YOUR OBJECTIVE> The line containing "0.0138, 0.0087, 0.0036, 0.0000]" marks the end: extract everything from the first line of the data through that line, exactly, with no pictures.

DATASET SECTION>
__________

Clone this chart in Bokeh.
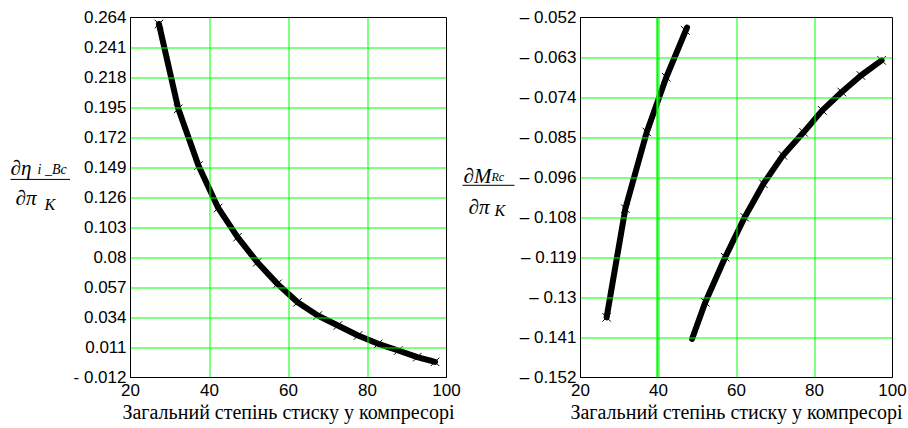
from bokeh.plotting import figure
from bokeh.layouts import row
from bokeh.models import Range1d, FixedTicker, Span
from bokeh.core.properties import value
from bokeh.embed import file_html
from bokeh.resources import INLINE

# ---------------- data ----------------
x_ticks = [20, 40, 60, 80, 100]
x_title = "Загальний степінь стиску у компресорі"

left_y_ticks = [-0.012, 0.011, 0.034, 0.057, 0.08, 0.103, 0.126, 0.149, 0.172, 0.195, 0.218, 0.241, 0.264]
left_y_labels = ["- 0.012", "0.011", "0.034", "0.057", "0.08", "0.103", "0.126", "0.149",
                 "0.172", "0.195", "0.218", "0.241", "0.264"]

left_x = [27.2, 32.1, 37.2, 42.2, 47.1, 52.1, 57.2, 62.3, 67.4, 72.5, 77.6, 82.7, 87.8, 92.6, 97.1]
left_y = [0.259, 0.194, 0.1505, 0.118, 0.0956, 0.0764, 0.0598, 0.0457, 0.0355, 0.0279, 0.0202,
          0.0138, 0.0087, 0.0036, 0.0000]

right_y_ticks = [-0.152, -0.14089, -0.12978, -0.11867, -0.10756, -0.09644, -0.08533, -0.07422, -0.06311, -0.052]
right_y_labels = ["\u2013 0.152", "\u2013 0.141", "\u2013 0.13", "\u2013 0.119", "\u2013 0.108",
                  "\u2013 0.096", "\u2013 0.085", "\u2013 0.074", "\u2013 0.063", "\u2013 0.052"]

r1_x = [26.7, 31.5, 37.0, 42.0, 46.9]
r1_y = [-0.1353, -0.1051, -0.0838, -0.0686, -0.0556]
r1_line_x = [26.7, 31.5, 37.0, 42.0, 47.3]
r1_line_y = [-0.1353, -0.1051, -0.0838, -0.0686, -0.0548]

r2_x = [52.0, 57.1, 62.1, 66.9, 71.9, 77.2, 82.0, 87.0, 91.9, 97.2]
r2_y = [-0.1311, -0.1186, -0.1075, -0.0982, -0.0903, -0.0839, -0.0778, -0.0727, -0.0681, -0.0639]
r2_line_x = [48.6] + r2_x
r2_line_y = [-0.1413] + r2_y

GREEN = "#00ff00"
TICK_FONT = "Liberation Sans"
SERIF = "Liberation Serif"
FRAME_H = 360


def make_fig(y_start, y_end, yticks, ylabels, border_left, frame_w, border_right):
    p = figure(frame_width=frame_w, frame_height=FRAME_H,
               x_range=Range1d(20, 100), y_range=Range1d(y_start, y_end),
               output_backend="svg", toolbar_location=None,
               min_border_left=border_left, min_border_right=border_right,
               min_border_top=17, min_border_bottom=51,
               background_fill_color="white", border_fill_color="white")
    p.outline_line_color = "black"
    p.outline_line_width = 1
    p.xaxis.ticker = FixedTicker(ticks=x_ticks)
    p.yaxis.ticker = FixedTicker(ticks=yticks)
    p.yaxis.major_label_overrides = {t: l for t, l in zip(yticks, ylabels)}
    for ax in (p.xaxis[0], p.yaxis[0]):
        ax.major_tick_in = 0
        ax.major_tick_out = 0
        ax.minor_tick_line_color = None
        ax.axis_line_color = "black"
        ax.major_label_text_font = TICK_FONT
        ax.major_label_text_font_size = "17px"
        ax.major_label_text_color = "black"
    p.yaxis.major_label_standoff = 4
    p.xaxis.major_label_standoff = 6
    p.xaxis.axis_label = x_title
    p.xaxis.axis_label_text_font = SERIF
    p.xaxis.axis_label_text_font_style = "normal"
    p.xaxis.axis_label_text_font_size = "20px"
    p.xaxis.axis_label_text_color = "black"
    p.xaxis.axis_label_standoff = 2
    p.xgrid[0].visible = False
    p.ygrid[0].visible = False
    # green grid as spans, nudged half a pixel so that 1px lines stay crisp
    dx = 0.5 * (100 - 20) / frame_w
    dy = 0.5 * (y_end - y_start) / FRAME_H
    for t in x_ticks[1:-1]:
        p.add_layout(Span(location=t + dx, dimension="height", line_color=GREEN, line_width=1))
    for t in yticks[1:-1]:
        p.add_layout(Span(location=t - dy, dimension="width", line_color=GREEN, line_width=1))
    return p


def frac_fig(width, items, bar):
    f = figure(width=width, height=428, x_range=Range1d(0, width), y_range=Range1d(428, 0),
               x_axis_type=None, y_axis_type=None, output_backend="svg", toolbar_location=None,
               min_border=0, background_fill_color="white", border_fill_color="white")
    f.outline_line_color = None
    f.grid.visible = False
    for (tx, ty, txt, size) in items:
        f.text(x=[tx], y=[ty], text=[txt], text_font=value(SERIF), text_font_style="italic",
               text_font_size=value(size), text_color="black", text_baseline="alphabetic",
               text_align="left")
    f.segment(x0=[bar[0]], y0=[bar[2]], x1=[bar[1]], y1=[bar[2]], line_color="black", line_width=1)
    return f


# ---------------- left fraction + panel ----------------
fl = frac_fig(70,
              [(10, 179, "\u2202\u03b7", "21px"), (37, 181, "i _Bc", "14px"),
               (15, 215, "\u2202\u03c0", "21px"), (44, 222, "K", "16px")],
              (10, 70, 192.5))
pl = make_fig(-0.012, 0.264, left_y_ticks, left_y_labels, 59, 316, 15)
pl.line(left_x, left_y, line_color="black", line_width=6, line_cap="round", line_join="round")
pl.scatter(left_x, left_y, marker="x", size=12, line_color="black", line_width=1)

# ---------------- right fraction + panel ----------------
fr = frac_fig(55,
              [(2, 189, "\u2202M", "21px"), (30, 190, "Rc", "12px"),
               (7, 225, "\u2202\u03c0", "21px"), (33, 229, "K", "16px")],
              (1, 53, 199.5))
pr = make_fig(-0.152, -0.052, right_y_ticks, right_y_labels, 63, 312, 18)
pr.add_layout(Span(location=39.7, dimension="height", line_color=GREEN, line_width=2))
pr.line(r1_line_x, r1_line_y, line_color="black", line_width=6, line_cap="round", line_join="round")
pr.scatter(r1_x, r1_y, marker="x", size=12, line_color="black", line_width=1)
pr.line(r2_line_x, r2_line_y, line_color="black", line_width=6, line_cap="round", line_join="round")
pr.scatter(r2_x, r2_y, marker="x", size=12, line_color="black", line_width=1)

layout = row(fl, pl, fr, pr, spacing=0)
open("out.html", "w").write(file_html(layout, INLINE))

__________

FULL ANSWER>
Clone this chart in Bokeh.
from bokeh.plotting import figure
from bokeh.layouts import row
from bokeh.models import Range1d, FixedTicker, Span
from bokeh.core.properties import value
from bokeh.embed import file_html
from bokeh.resources import INLINE

# ---------------- data ----------------
x_ticks = [20, 40, 60, 80, 100]
x_title = "Загальний степінь стиску у компресорі"

left_y_ticks = [-0.012, 0.011, 0.034, 0.057, 0.08, 0.103, 0.126, 0.149, 0.172, 0.195, 0.218, 0.241, 0.264]
left_y_labels = ["- 0.012", "0.011", "0.034", "0.057", "0.08", "0.103", "0.126", "0.149",
                 "0.172", "0.195", "0.218", "0.241", "0.264"]

left_x = [27.2, 32.1, 37.2, 42.2, 47.1, 52.1, 57.2, 62.3, 67.4, 72.5, 77.6, 82.7, 87.8, 92.6, 97.1]
left_y = [0.259, 0.194, 0.1505, 0.118, 0.0956, 0.0764, 0.0598, 0.0457, 0.0355, 0.0279, 0.0202,
          0.0138, 0.0087, 0.0036, 0.0000]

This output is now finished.